Bu resimler paleolitik insanın mağara duvarlarına yaptığı resimlerin bir gelenek olarak devamıdır. İnanç olarak avın bereketi için yapılan resimlerdir. Geç döneme doğru duvar resimlerinde ev sahnelerinin azaldığı ve kuş motifleri ile geometrik desenlerin ortaya çıktığı görülmektedir.

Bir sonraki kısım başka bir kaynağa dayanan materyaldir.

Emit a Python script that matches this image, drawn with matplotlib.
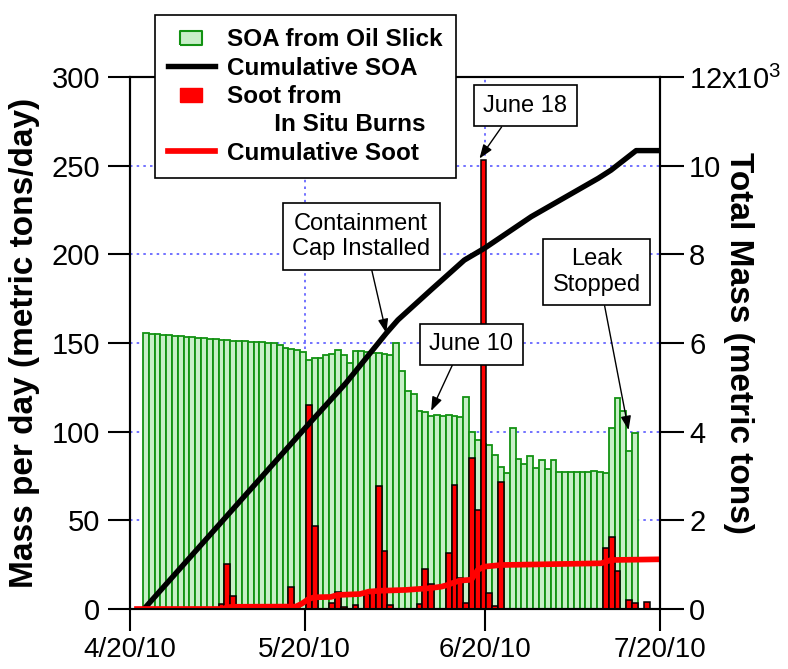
# Daily SOA / soot mass from the oil spill, with cumulative totals
import pandas as pd
import matplotlib
matplotlib.use("Agg")
import matplotlib.pyplot as plt
import matplotlib.dates as mdates
from matplotlib.lines import Line2D
from matplotlib.path import Path

plt.rcParams['font.family'] = ['Liberation Sans', 'DejaVu Sans']
plt.rcParams['mathtext.fontset'] = 'custom'
plt.rcParams['mathtext.rm'] = 'Liberation Sans'

start = pd.Timestamp("2010-04-20")

# SOA from the oil slick, metric tons/day, one value per day starting 4/20/10
soa_daily = [0, 0,
             155.5, 155.2, 155.0, 154.7, 154.4, 154.1, 153.8, 153.6, 153.3, 153.0,
             152.7, 152.5, 152.2, 151.9, 151.6, 151.4, 151.1, 150.9, 150.7, 150.5,
             150.3, 150.1, 149.8, 148.6, 147.2, 146.5, 146.0, 145.0, 140.5, 141.7,
             141.7, 143.2, 144.0, 146.0, 143.0, 139.0, 145.5, 145.5, 145.0, 144.5,
             144.5, 144.0, 143.5, 149.8, 134.4, 123.1, 121.2, 111.8, 111.1, 109.0,
             109.4, 109.0, 109.5, 109.0, 108.5, 119.7, 99.9, 95.2, 93.0, 92.5,
             86.8, 80.3, 76.5, 102.0, 84.4, 81.8, 86.3, 79.3, 84.0, 79.0,
             84.0, 77.5, 77.0, 77.3, 77.2, 77.5, 77.3, 77.6, 77.4, 76.6,
             102.0, 118.8, 111.8, 89.1, 99.1]

# soot from in situ burns, metric tons/day
soot_dates = ["2010-05-05", "2010-05-06", "2010-05-07", "2010-05-17", "2010-05-20",
              "2010-05-21", "2010-05-24", "2010-05-25", "2010-05-26", "2010-05-27",
              "2010-05-28", "2010-05-30", "2010-05-31", "2010-06-01", "2010-06-02",
              "2010-06-03", "2010-06-08", "2010-06-09", "2010-06-10", "2010-06-11",
              "2010-06-12", "2010-06-13", "2010-06-14", "2010-06-15", "2010-06-16",
              "2010-06-17", "2010-06-18", "2010-06-19", "2010-06-20", "2010-06-21",
              "2010-06-22", "2010-07-10", "2010-07-11", "2010-07-12", "2010-07-14",
              "2010-07-15", "2010-07-16", "2010-07-17", "2010-07-18", "2010-07-19"]
soot_daily = [2.8, 25.4, 7.3, 12.2, 115.0,
              46.8, 3.2, 9.4, 1.3, 0,
              2.4, 8.5, 9.8, 69.5, 32.7,
              2.3, 2.6, 22.4, 14.1, 0,
              0, 31.4, 69.9, 17.7, 3.2,
              85.0, 55.8, 253.0, 8.8, 1.7,
              71.4, 34.2, 40.8, 21.6, 5.1,
              3.2, 0, 4.1, 0, 0]

# cumulative totals in metric tons (days after 4/20/10)
cum_soa_days = [2.4, 30.2, 37.1, 44.0, 46.0, 51.7, 57.4, 60.9, 68.9, 80.4, 82.6, 86.9, 91.75]
cum_soa = [0, 4100, 5100, 6220, 6520, 7200, 7870, 8140, 8850, 9715, 9900, 10340, 10340]

cum_soot_days = [1.2, 15.8, 16.8, 17.8, 28.5, 29.5, 30.6, 31.6, 34.5, 35.6, 39.5, 41.0, 43.0,
                 47.3, 49.5, 51.5, 53.5, 54.5, 55.5, 56.6, 58.6, 59.7, 60.8, 63.7, 80.9, 82.6, 91.5]
cum_soot = [0, 0, 40, 50, 55, 120, 220, 264, 272, 316, 338, 392, 412,
            430, 451, 470, 505, 541, 592, 640, 660, 880, 955, 992, 1031, 1105, 1122]

# daily bars are drawn a little after midnight of their date
shift = pd.Timedelta(hours=5)
soa_x = pd.date_range(start, periods=len(soa_daily), freq="D") + shift
soot_x = pd.to_datetime(soot_dates) + shift
cum_soa_x = start + pd.to_timedelta(cum_soa_days, unit="D")
cum_soot_x = start + pd.to_timedelta(cum_soot_days, unit="D")

fig = plt.figure(figsize=(7.88, 6.69), dpi=100)
ax = fig.add_axes([130 / 788, 60 / 669, 530 / 788, 532 / 669])
ax2 = ax.twinx()

ax.bar(soa_x, soa_daily, width=1.0, align="edge", color="#c8efc8",
       edgecolor="#129212", linewidth=1.3, zorder=2)
ax.bar(soot_x, soot_daily, width=1.0, align="edge", color="#ff0000",
       edgecolor="black", linewidth=1.1, zorder=3)

ax2.plot(cum_soa_x, cum_soa, color="black", lw=3.9)
ax2.plot(cum_soot_x, cum_soot, color="#ff0000", lw=4.1)

ax.set_xlim(start, pd.Timestamp("2010-07-20"))
ax.set_ylim(0, 300)
ax2.set_ylim(0, 12000)

xt = pd.to_datetime(["2010-04-20", "2010-05-20", "2010-06-20", "2010-07-20"])
ax.set_xticks(xt)
ax.set_xticklabels(["4/20/10", "5/20/10", "6/20/10", "7/20/10"])
ax.set_yticks(range(0, 301, 50))
ax2.set_yticks(range(0, 12001, 2000))
ax2.set_yticklabels(["0", "2", "4", "6", "8", "10", r"12x10$^{3}$"])

grid_kw = dict(color="#5a5aff", linestyle=(0, (1.5, 2.5)), linewidth=1.2)
ax.grid(True, **grid_kw)
ax.set_axisbelow(True)

for a in (ax, ax2):
    for s in a.spines.values():
        s.set_linewidth(1.5)
ax.tick_params(axis="both", direction="out", length=15.5, width=1.5, labelsize=21)
ax.tick_params(axis="x", pad=5, labelsize=20)
ax.tick_params(axis="y", pad=6)
ax2.tick_params(axis="y", direction="out", length=17, width=1.5, labelsize=21, pad=4)

ax.set_ylabel("Mass per day (metric tons/day)", fontsize=24, fontweight="bold")
ax.yaxis.set_label_coords(-0.17, 0.5)
ax2.set_ylabel("Total Mass (metric tons)", fontsize=24, fontweight="bold", rotation=270, va="bottom")
ax2.yaxis.set_label_coords(1.118, 0.5)

# annotation boxes with arrows
box = dict(boxstyle="square,pad=0.4", fc="white", ec="black", lw=1.2)


def day_num(d):
    return mdates.date2num(start + pd.Timedelta(days=d))


def note(text, xy_day, xy_val, txt_day, txt_val, rel):
    ax2.annotate(text,
                 xy=(day_num(xy_day), xy_val),
                 xytext=(day_num(txt_day), txt_val),
                 xycoords=ax.transData, textcoords=ax.transData,
                 ha="center", va="center", fontsize=17, bbox=box, zorder=10,
                 arrowprops=dict(arrowstyle="-|>,head_length=0.6,head_width=0.22",
                                 color="black", lw=1.0, shrinkA=0, shrinkB=0,
                                 mutation_scale=14, relpos=rel))


note("June 18", 60.0, 254, 67.9, 283.7, (0.3, 0.0))
note("Containment\nCap Installed", 44.0, 155.6, 39.7, 210.0, (0.56, 0.0))
note("June 10", 51.7, 111.7, 58.6, 149.4, (0.33, 0.0))
note("Leak\nStopped", 85.6, 100.9, 80.1, 190.0, (0.57, 0.0))

# legend with small rectangles for the bar series
rect = Path([(-1, -0.6), (1, -0.6), (1, 0.6), (-1, 0.6), (-1, -0.6)])
handles = [
    Line2D([], [], linestyle="none", marker=rect, markersize=16.5,
           markerfacecolor="#c8efc8", markeredgecolor="#129212", markeredgewidth=1.5),
    Line2D([], [], color="black", lw=3.9),
    Line2D([], [], linestyle="none", marker=rect, markersize=16.5,
           markerfacecolor="#ff0000", markeredgecolor="#ff0000"),
    Line2D([], [], linestyle="none"),
    Line2D([], [], color="#ff0000", lw=4.1),
]
labels = ["SOA from Oil Slick", "Cumulative SOA", "Soot from",
          "       In Situ Burns", "Cumulative Soot"]
leg = fig.legend(handles, labels, loc="upper left",
                 bbox_to_anchor=(155 / 788, 1 - 15 / 669), borderaxespad=0,
                 prop=dict(size=17.5, weight="bold"), handlelength=1.9,
                 handletextpad=0.5, borderpad=0.55, labelspacing=0.22,
                 fancybox=False, framealpha=1, edgecolor="black")
leg.get_frame().set_linewidth(1.2)

plt.savefig("out.png", dpi=100)
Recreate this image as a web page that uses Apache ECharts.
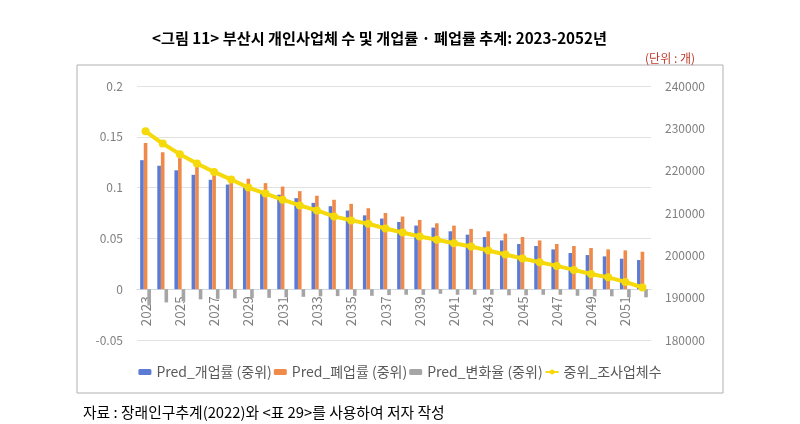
<!DOCTYPE html>
<html><head><meta charset="utf-8">
<script src="https://cdn.jsdelivr.net/npm/echarts@6/dist/echarts.min.js"></script>
<style>html,body{margin:0;padding:0;background:#fff}#c{width:800px;height:424px}</style>
</head><body><div id="c"></div>
<script>
const years = ['2023','2024','2025','2026','2027','2028','2029','2030','2031','2032','2033','2034','2035','2036','2037','2038','2039','2040','2041','2042','2043','2044','2045','2046','2047','2048','2049','2050','2051','2052'];
const openRate = [0.127,0.1215,0.117,0.1126,0.1077,0.103,0.100,0.096,0.093,0.0896,0.085,0.0817,0.0774,0.0727,0.0695,0.0662,0.0626,0.0606,0.057,0.0537,0.0514,0.048,0.0445,0.0425,0.0392,0.0356,0.0336,0.0323,0.030,0.0287];
const closeRate = [0.144,0.1347,0.129,0.121,0.116,0.110,0.1087,0.1044,0.101,0.0965,0.092,0.088,0.084,0.0797,0.075,0.0715,0.0682,0.0649,0.0626,0.0593,0.057,0.0547,0.0514,0.048,0.0445,0.0425,0.0405,0.0392,0.0382,0.0369];
const changeRate = [-0.016,-0.013,-0.012,-0.010,-0.0095,-0.009,-0.0088,-0.0085,-0.008,-0.0075,-0.007,-0.0068,-0.0065,-0.0065,-0.0058,-0.0055,-0.0056,-0.0045,-0.0055,-0.0055,-0.0055,-0.006,-0.006,-0.0055,-0.0055,-0.0065,-0.007,-0.007,-0.008,-0.008];
const firmCount = [229300,226400,223900,221700,219700,217900,216000,214600,213150,211800,210600,209200,208250,207460,206350,205400,204450,203670,202870,202090,201140,200190,199240,198370,197500,196560,195600,194800,193720,192400];
const seriesNames = ['Pred_개업률 (중위)','Pred_폐업률 (중위)','Pred_변화율 (중위)','중위_조사업체수'];
const titleText = '<그림 11> 부산시 개인사업체 수 및 개업률 · 폐업률 추계: 2023-2052년';
const unitText = '(단위 : 개)';
const sourceText = '자료 : 장래인구추계(2022)와 <표 29>를 사용하여 저자 작성';

const FONT = '"Noto Sans CJK KR", "Noto Sans", sans-serif';
const chart = echarts.init(document.getElementById('c'), null, {renderer:'canvas'});
const axisLabelStyle = {color:'#7f7f7f', fontSize:12, fontFamily:FONT};
const gridTop = 86, gridBottom = 84, chartH = 424;
const yMin = -0.05, yMax = 0.2;
// place the category axis at value 0 of the left axis
const zeroOffset = -(chartH - gridTop - gridBottom) * (0 - yMin) / (yMax - yMin);
chart.setOption({
  animation:false,
  textStyle:{fontFamily:FONT},
  title:[
    {text:titleText, left:147, top:26, textStyle:{fontSize:15.2, fontWeight:'bold', color:'#000', fontFamily:FONT}},
    {text:unitText, right:100, top:47, textStyle:{fontSize:12, fontWeight:'normal', color:'#c0392b', fontFamily:FONT}},
    {text:sourceText, left:78, top:400, textStyle:{fontSize:14.8, fontWeight:'normal', color:'#000', fontFamily:FONT}}
  ],
  graphic:[{type:'rect', shape:{x:77, y:65, width:646, height:328}, style:{fill:'none', stroke:'#b0b0b0', lineWidth:1}, silent:true}],
  legend:{
    data:seriesNames, left:'center', top:360, itemGap:2, itemWidth:13, itemHeight:6,
    textStyle:{color:'#595959', fontSize:14, fontFamily:FONT}
  },
  grid:{left:137, right:149, top:gridTop, bottom:gridBottom},
  xAxis:{
    type:'category', data:years, offset:zeroOffset,
    axisLine:{onZero:false, lineStyle:{color:'#d0d8e4'}},
    axisTick:{show:false},
    axisLabel:{rotate:90, interval:1, color:'#7f7f7f', fontSize:13.5, fontFamily:FONT, margin:7}
  },
  yAxis:[
    {type:'value', min:yMin, max:yMax, interval:0.05,
     axisLine:{show:false, onZero:false}, axisTick:{show:false},
     axisLabel:Object.assign({margin:14, formatter:v=>String(Math.round(v*100)/100)}, axisLabelStyle),
     splitLine:{lineStyle:{color:'#e2e2e2'}}},
    {type:'value', min:180000, max:240000, interval:10000,
     axisLine:{show:false, onZero:false}, axisTick:{show:false},
     axisLabel:Object.assign({margin:14, formatter:v=>String(v)}, axisLabelStyle),
     splitLine:{show:false}}
  ],
  series:[
    {name:seriesNames[0], type:'bar', data:openRate, barWidth:3.6, barGap:'0%', itemStyle:{color:'#5b7bd5'}},
    {name:seriesNames[1], type:'bar', data:closeRate, barWidth:3.6, barGap:'0%', itemStyle:{color:'#ef8a4a'}},
    {name:seriesNames[2], type:'bar', data:changeRate, barWidth:3.6, barGap:'0%', itemStyle:{color:'#a5a5a5'}},
    {name:seriesNames[3], type:'line', yAxisIndex:1, data:firmCount, symbol:'circle', symbolSize:8,
     lineStyle:{width:4, color:'#f5d90a'}, itemStyle:{color:'#f5d90a'}, z:5}
  ]
});
</script></body></html>
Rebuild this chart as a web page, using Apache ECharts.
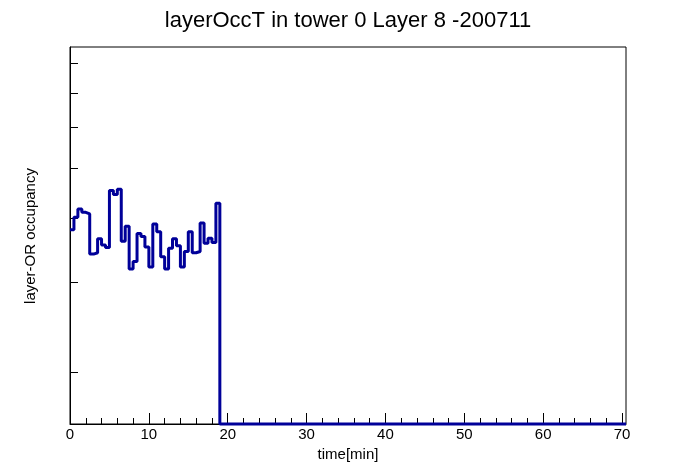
<!DOCTYPE html>
<html>
<head>
<meta charset="utf-8">
<script src="https://cdn.jsdelivr.net/npm/echarts@6/dist/echarts.min.js"></script>
<style>
  html, body { margin: 0; padding: 0; background: #fff; }
  #chart { width: 696px; height: 472px; }
</style>
</head>
<body>
<div id="chart"></div>
<script>
// histogram contents, 0.5 min bins starting at 0; bins after 19 min are empty
const binWidth = 0.5
const occupancy = [
  3.79, 4.01, 4.16, 4.10, 4.07, 3.40, 3.42, 3.64, 3.54, 3.50,
  4.52, 4.44, 4.55, 3.60, 3.85, 3.18, 3.29, 3.73, 3.68, 3.51,
  3.21, 3.89, 3.76, 3.36, 3.18, 3.49, 3.64, 3.53, 3.21, 3.44,
  3.76, 3.42, 3.44, 3.91, 3.57, 3.65, 3.58, 4.27
]
const xMax = 70.5
const xTicks = [0, 10, 20, 30, 40, 50, 60, 70]
const xMinorTicks = [2, 4, 6, 8, 12, 14, 16, 18, 22, 24, 26, 28, 32, 34, 36, 38,
  42, 44, 46, 48, 52, 54, 56, 58, 62, 64, 66, 68]
// log-scale y axis (no labels in the original)
const yMin = 1.586
const yMax = 8.61
const yTicks = [2, 3, 4, 5, 6, 7, 8]

const lg = v => Math.log10(v)
const lmin = lg(yMin)

// step line points at the left edge of each bin, then the empty tail on the floor
const points = occupancy.map((v, i) => [i * binWidth, lg(v)])
points.push([occupancy.length * binWidth, lmin])
points.push([xMax, lmin])

const chart = echarts.init(document.getElementById('chart'))

const option = {
  animation: false,
  textStyle: { fontFamily: 'Liberation Sans, Arial, sans-serif' },
  title: {
    text: 'layerOccT in tower 0 Layer 8 -200711',
    left: 'center',
    top: 5,
    textStyle: { fontSize: 22, fontWeight: 'normal', color: '#000', fontFamily: 'Liberation Sans' }
  },
  grid: {
    left: 70, right: 70, top: 47, bottom: 48,
    show: true, borderColor: '#000', borderWidth: 1
  },
  xAxis: [
    {
      type: 'value',
      min: 0, max: xMax,
      name: 'time[min]',
      nameLocation: 'middle',
      nameGap: 20,
      nameTextStyle: { fontSize: 15, color: '#000' },
      axisLine: { show: true, lineStyle: { color: '#000', width: 1 } },
      axisTick: { show: true, inside: true, length: 11, customValues: xTicks, lineStyle: { color: '#000' } },
      axisLabel: { customValues: xTicks, fontSize: 15, color: '#000', margin: 3 },
      splitLine: { show: false }
    },
    {
      type: 'value',
      min: 0, max: xMax,
      position: 'bottom',
      axisLine: { show: false },
      axisTick: { show: true, inside: true, length: 6, customValues: xMinorTicks, lineStyle: { color: '#000' } },
      axisLabel: { show: false },
      splitLine: { show: false }
    }
  ],
  yAxis: {
    type: 'value',
    min: lmin, max: lg(yMax),
    axisLine: { show: true, lineStyle: { color: '#000', width: 1 } },
    axisTick: { show: true, inside: true, length: 8, customValues: yTicks.map(lg), lineStyle: { color: '#000' } },
    axisLabel: { show: false },
    splitLine: { show: false }
  },
  graphic: [
    {
      type: 'text',
      x: 31, y: 236,
      rotation: Math.PI / 2,
      style: {
        text: 'layer-OR occupancy',
        fontSize: 15,
        fontFamily: 'Liberation Sans',
        fill: '#000',
        align: 'center',
        verticalAlign: 'middle'
      }
    }
  ],
  series: [
    {
      type: 'line',
      step: 'end',
      data: points,
      showSymbol: false,
      clip: false,
      lineStyle: { color: '#000099', width: 3 },
      z: 1
    }
  ]
}

chart.setOption(option)
</script>
</body>
</html>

Duvarlara resmedilmiş olan akbabalar tarafından parçalanan başsız insan figürlerinin ölü gömme adetleri ile ilgili olduğu sanılmaktadır. Akbabalar tarafından et kısmı yenerek temizlenen kemikler toparlanarak hasırlardan yapılmış bir örtüye sarılır ve ev içindeki şekillerin altına gömülürdü.
Şekiller altında yapılan araştırmalarda çok sayıda iskelet ortaya çıkarılmıştır.
Çatalhöyükte ele geçen alet ve malzemelerin hemen hepsi taş, pişmiş toprak, baltalar, sığ tabaklar, yüksek kabartma bereket tanrıçası motifleri ile süs eşyası olarak kullanılan bilezik ve kolyelerdir. Pişmiş topraktan iri taneli hamura sahip, çarksız siyah ve kiremit renkli kaplar ve çanaklar bulunmuştur. Ayrıca ana tanrıça ve mukaddes hayvan figürü de pişmiş topraktan yapılmıştır.
Kemikten yapılmış kesici ve delici aletler ile obsidyenden yapılmış mızrak ve ok uçları Çatalhöyükte kullanılan en önemli malzemelerdir.
Kazı buluntuları Konya Arkeoloji Müzesindedir. Bunların bir kısmı teşhir edilmiş, diğerleri ise depolarda koruma altına alınmış durumdadır.